Optical and Zeeman studies of the first excited singlet state of zinc porphin in a single crystal of n-octane: Evidence for Jahn-Teller instability

The absorption and fluorescence spectra of Zn porphin in an n-octane single crystal at 4·2 K are reported in the region between 17 400 and 18 500 cm^-1. A strong peak appears in both spectra at 17 961 cm^-1 and is assigned to the origin of one component (|x, 0>) of the nearly degenerate Q-band. In absorption a second strong line occurs at a frequency δ = 109 cm^-1 above the first; a corresponding line is almost totally absent in the emission spectrum at 4·2 K, but it appears as a hot band of appreciable intensity when the temperature is raised to 80 K. This feature is assigned to the origin of the other component (|y, 0>) of the Q-band. The lifting of the degeneracy of the Q-band is interpreted as a crystal field splitting of the Jahn-Teller unstable ¹ E_u state.

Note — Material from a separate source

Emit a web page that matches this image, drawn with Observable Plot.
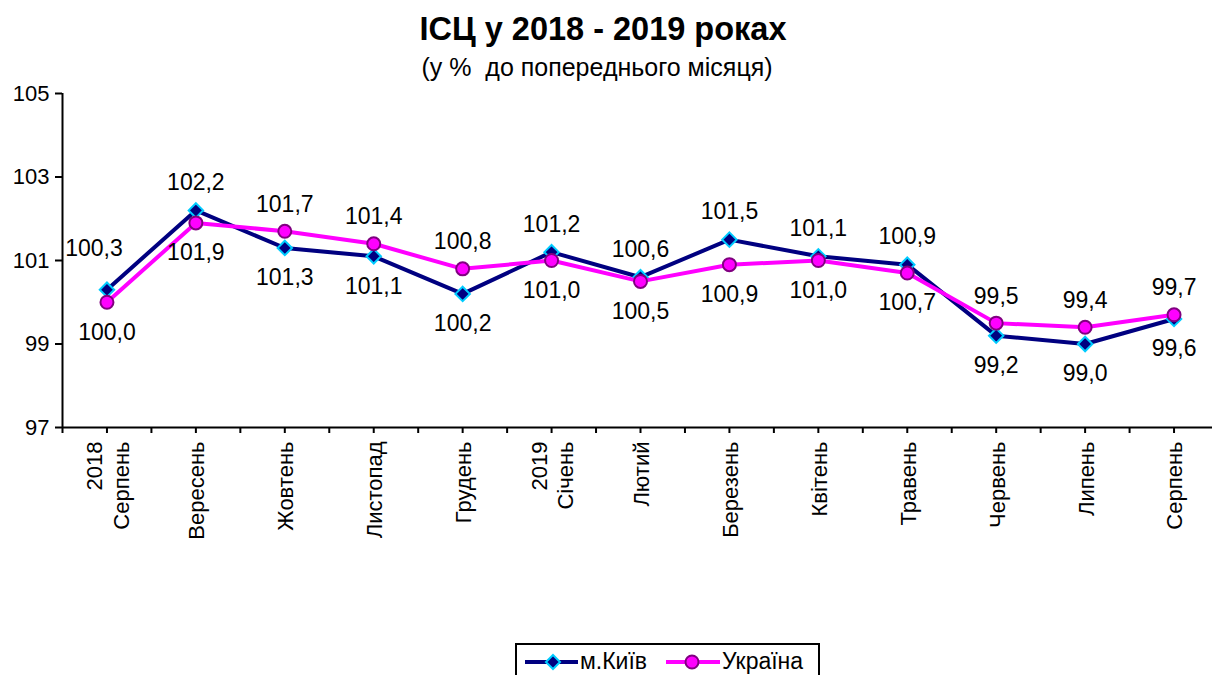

The Zeeman effect is investigated for the 0–0 transition of the phosphorescence spectrum and the |x, 0> and |y, 0> components of the Q-band absorption spectrum. From the phosphorescence experiment it is concluded that the great majority of the ZnP guests are oriented in the host with an angle of about 25° between the out-of-plane molecular axes and the crystal a-axis. The analysis of the Zeeman effect in absorption (H//crystal a-axis) is complicated by the Jahn-Teller instability which causes two additional unknowns to appear in the problem: the frequency ν and the nuclear displacement parameter α of the active mode. When not making an assumption about these parameters one can only derive a lower limit for the matrix element of the orbital angular momentum between the two electronic components: Λ > 4·6. If is identified with the low-frequency mode of 180 cm^-1 appearing in the absorption spectrum, then it follows that Λ = 6·1 ± 0·6 with α = 1·4 ± 0·1.